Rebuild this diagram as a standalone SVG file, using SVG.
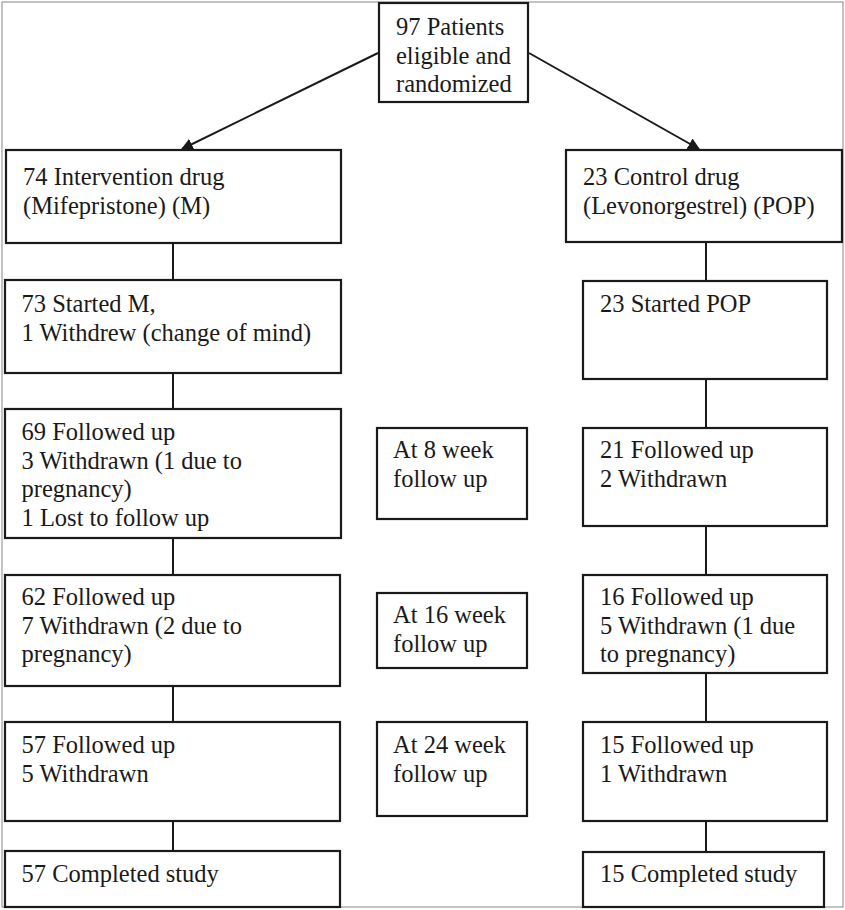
<svg xmlns="http://www.w3.org/2000/svg" width="845" height="910" viewBox="0 0 845 910">
<style>
.box{fill:#fff;stroke:#1a1a1a;stroke-width:2.2}
.t{font-family:"Liberation Serif","Times New Roman",serif;font-size:24.5px;fill:#1a1a1a}
.c{stroke:#1a1a1a;stroke-width:2;fill:none}
</style>
<defs>
<marker id="ah" viewBox="0 0 10 10" refX="9" refY="5" markerWidth="6" markerHeight="6" orient="auto" markerUnits="strokeWidth">
<path d="M0,0 L10,5 L0,10 z" fill="#1a1a1a"/>
</marker>
</defs>
<rect x="0" y="0" width="845" height="910" fill="#fff"/>
<rect x="2" y="2" width="841" height="905" fill="none" stroke="#888" stroke-width="1"/>
<g id="connectors">
<line class="c" x1="378" y1="53" x2="182" y2="149" marker-end="url(#ah)"/>
<line class="c" x1="529" y1="53" x2="699" y2="149" marker-end="url(#ah)"/>
<line class="c" x1="173" y1="243" x2="173" y2="280"/>
<line class="c" x1="173" y1="373" x2="173" y2="409"/>
<line class="c" x1="173" y1="538" x2="173" y2="575"/>
<line class="c" x1="173" y1="686" x2="173" y2="722"/>
<line class="c" x1="173" y1="821" x2="173" y2="851"/>
<line class="c" x1="706" y1="242" x2="706" y2="281"/>
<line class="c" x1="706" y1="379" x2="706" y2="428"/>
<line class="c" x1="706" y1="526" x2="706" y2="575"/>
<line class="c" x1="706" y1="673" x2="706" y2="722"/>
<line class="c" x1="706" y1="821" x2="706" y2="852"/>
</g>
<g id="top">
<rect class="box" x="379" y="3" width="149" height="99"/>
<text class="t" x="396" y="35">97 Patients</text>
<text class="t" x="396" y="63.5">eligible and</text>
<text class="t" x="396" y="92">randomized</text>
</g>
<g id="m1">
<rect class="box" x="6" y="150" width="335" height="93"/>
<text class="t" x="23" y="185">74 Intervention drug</text>
<text class="t" x="23" y="213.5">(Mifepristone) (M)</text>
</g>
<g id="p1">
<rect class="box" x="566" y="150" width="276" height="92"/>
<text class="t" x="583" y="185">23 Control drug</text>
<text class="t" x="583" y="213.5">(Levonorgestrel) (POP)</text>
</g>
<g id="m2">
<rect class="box" x="5" y="280" width="336" height="93"/>
<text class="t" x="21.5" y="312">73 Started M,</text>
<text class="t" x="21.5" y="340.5">1 Withdrew (change of mind)</text>
</g>
<g id="p2">
<rect class="box" x="583" y="281" width="244" height="98"/>
<text class="t" x="600" y="312">23 Started POP</text>
</g>
<g id="m3">
<rect class="box" x="5" y="409" width="336" height="129"/>
<text class="t" x="21.5" y="440">69 Followed up</text>
<text class="t" x="21.5" y="468.5">3 Withdrawn (1 due to</text>
<text class="t" x="21.5" y="497">pregnancy)</text>
<text class="t" x="21.5" y="525.5">1 Lost to follow up</text>
</g>
<g id="w8">
<rect class="box" x="377" y="428" width="150" height="91"/>
<text class="t" x="393" y="458">At 8 week</text>
<text class="t" x="393" y="486.5">follow up</text>
</g>
<g id="p3">
<rect class="box" x="583" y="428" width="244" height="98"/>
<text class="t" x="600" y="458">21 Followed up</text>
<text class="t" x="600" y="486.5">2 Withdrawn</text>
</g>
<g id="m4">
<rect class="box" x="5" y="575" width="335" height="111"/>
<text class="t" x="21.5" y="605">62 Followed up</text>
<text class="t" x="21.5" y="633.5">7 Withdrawn (2 due to</text>
<text class="t" x="21.5" y="662">pregnancy)</text>
</g>
<g id="w16">
<rect class="box" x="377" y="593" width="150" height="75"/>
<text class="t" x="393" y="623">At 16 week</text>
<text class="t" x="393" y="651.5">follow up</text>
</g>
<g id="p4">
<rect class="box" x="583" y="575" width="244" height="98"/>
<text class="t" x="600" y="605">16 Followed up</text>
<text class="t" x="600" y="633.5">5 Withdrawn (1 due</text>
<text class="t" x="600" y="662">to pregnancy)</text>
</g>
<g id="m5">
<rect class="box" x="5" y="722" width="335" height="99"/>
<text class="t" x="21.5" y="753">57 Followed up</text>
<text class="t" x="21.5" y="781.5">5 Withdrawn</text>
</g>
<g id="w24">
<rect class="box" x="377" y="722" width="150" height="94"/>
<text class="t" x="393" y="753">At 24 week</text>
<text class="t" x="393" y="781.5">follow up</text>
</g>
<g id="p5">
<rect class="box" x="583" y="722" width="244" height="99"/>
<text class="t" x="600" y="753">15 Followed up</text>
<text class="t" x="600" y="781.5">1 Withdrawn</text>
</g>
<g id="m6">
<rect class="box" x="5" y="851" width="335" height="56"/>
<text class="t" x="21.5" y="882">57 Completed study</text>
</g>
<g id="p6">
<rect class="box" x="583" y="852" width="241" height="55"/>
<text class="t" x="600" y="882">15 Completed study</text>
</g>
</svg>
----------------------------------------
> Stated task:
Omit the pictures and reproduce the listing exactly.

> Written reply:
Rebuild this diagram as a standalone SVG file, using SVG.
<svg xmlns="http://www.w3.org/2000/svg" width="845" height="910" viewBox="0 0 845 910">
<style>
.box{fill:#fff;stroke:#1a1a1a;stroke-width:2.2}
.t{font-family:"Liberation Serif","Times New Roman",serif;font-size:24.5px;fill:#1a1a1a}
.c{stroke:#1a1a1a;stroke-width:2;fill:none}
</style>
<defs>
<marker id="ah" viewBox="0 0 10 10" refX="9" refY="5" markerWidth="6" markerHeight="6" orient="auto" markerUnits="strokeWidth">
<path d="M0,0 L10,5 L0,10 z" fill="#1a1a1a"/>
</marker>
</defs>
<rect x="0" y="0" width="845" height="910" fill="#fff"/>
<rect x="2" y="2" width="841" height="905" fill="none" stroke="#888" stroke-width="1"/>
<g id="connectors">
<line class="c" x1="378" y1="53" x2="182" y2="149" marker-end="url(#ah)"/>
<line class="c" x1="529" y1="53" x2="699" y2="149" marker-end="url(#ah)"/>
<line class="c" x1="173" y1="243" x2="173" y2="280"/>
<line class="c" x1="173" y1="373" x2="173" y2="409"/>
<line class="c" x1="173" y1="538" x2="173" y2="575"/>
<line class="c" x1="173" y1="686" x2="173" y2="722"/>
<line class="c" x1="173" y1="821" x2="173" y2="851"/>
<line class="c" x1="706" y1="242" x2="706" y2="281"/>
<line class="c" x1="706" y1="379" x2="706" y2="428"/>
<line class="c" x1="706" y1="526" x2="706" y2="575"/>
<line class="c" x1="706" y1="673" x2="706" y2="722"/>
<line class="c" x1="706" y1="821" x2="706" y2="852"/>
</g>
<g id="top">
<rect class="box" x="379" y="3" width="149" height="99"/>
<text class="t" x="396" y="35">97 Patients</text>
<text class="t" x="396" y="63.5">eligible and</text>
<text class="t" x="396" y="92">randomized</text>
</g>
<g id="m1">
<rect class="box" x="6" y="150" width="335" height="93"/>
<text class="t" x="23" y="185">74 Intervention drug</text>
<text class="t" x="23" y="213.5">(Mifepristone) (M)</text>
</g>
<g id="p1">
<rect class="box" x="566" y="150" width="276" height="92"/>
<text class="t" x="583" y="185">23 Control drug</text>
<text class="t" x="583" y="213.5">(Levonorgestrel) (POP)</text>
</g>
<g id="m2">
<rect class="box" x="5" y="280" width="336" height="93"/>
<text class="t" x="21.5" y="312">73 Started M,</text>
<text class="t" x="21.5" y="340.5">1 Withdrew (change of mind)</text>
</g>
<g id="p2">
<rect class="box" x="583" y="281" width="244" height="98"/>
<text class="t" x="600" y="312">23 Started POP</text>
</g>
<g id="m3">
<rect class="box" x="5" y="409" width="336" height="129"/>
<text class="t" x="21.5" y="440">69 Followed up</text>
<text class="t" x="21.5" y="468.5">3 Withdrawn (1 due to</text>
<text class="t" x="21.5" y="497">pregnancy)</text>
<text class="t" x="21.5" y="525.5">1 Lost to follow up</text>
</g>
<g id="w8">
<rect class="box" x="377" y="428" width="150" height="91"/>
<text class="t" x="393" y="458">At 8 week</text>
<text class="t" x="393" y="486.5">follow up</text>
</g>
<g id="p3">
<rect class="box" x="583" y="428" width="244" height="98"/>
<text class="t" x="600" y="458">21 Followed up</text>
<text class="t" x="600" y="486.5">2 Withdrawn</text>
</g>
<g id="m4">
<rect class="box" x="5" y="575" width="335" height="111"/>
<text class="t" x="21.5" y="605">62 Followed up</text>
<text class="t" x="21.5" y="633.5">7 Withdrawn (2 due to</text>
<text class="t" x="21.5" y="662">pregnancy)</text>
</g>
<g id="w16">
<rect class="box" x="377" y="593" width="150" height="75"/>
<text class="t" x="393" y="623">At 16 week</text>
<text class="t" x="393" y="651.5">follow up</text>
</g>
<g id="p4">
<rect class="box" x="583" y="575" width="244" height="98"/>
<text class="t" x="600" y="605">16 Followed up</text>
<text class="t" x="600" y="633.5">5 Withdrawn (1 due</text>
<text class="t" x="600" y="662">to pregnancy)</text>
</g>
<g id="m5">
<rect class="box" x="5" y="722" width="335" height="99"/>
<text class="t" x="21.5" y="753">57 Followed up</text>
<text class="t" x="21.5" y="781.5">5 Withdrawn</text>
</g>
<g id="w24">
<rect class="box" x="377" y="722" width="150" height="94"/>
<text class="t" x="393" y="753">At 24 week</text>
<text class="t" x="393" y="781.5">follow up</text>
</g>
<g id="p5">
<rect class="box" x="583" y="722" width="244" height="99"/>
<text class="t" x="600" y="753">15 Followed up</text>
<text class="t" x="600" y="781.5">1 Withdrawn</text>
</g>
<g id="m6">
<rect class="box" x="5" y="851" width="335" height="56"/>
<text class="t" x="21.5" y="882">57 Completed study</text>
</g>
<g id="p6">
<rect class="box" x="583" y="852" width="241" height="55"/>
<text class="t" x="600" y="882">15 Completed study</text>
</g>
</svg>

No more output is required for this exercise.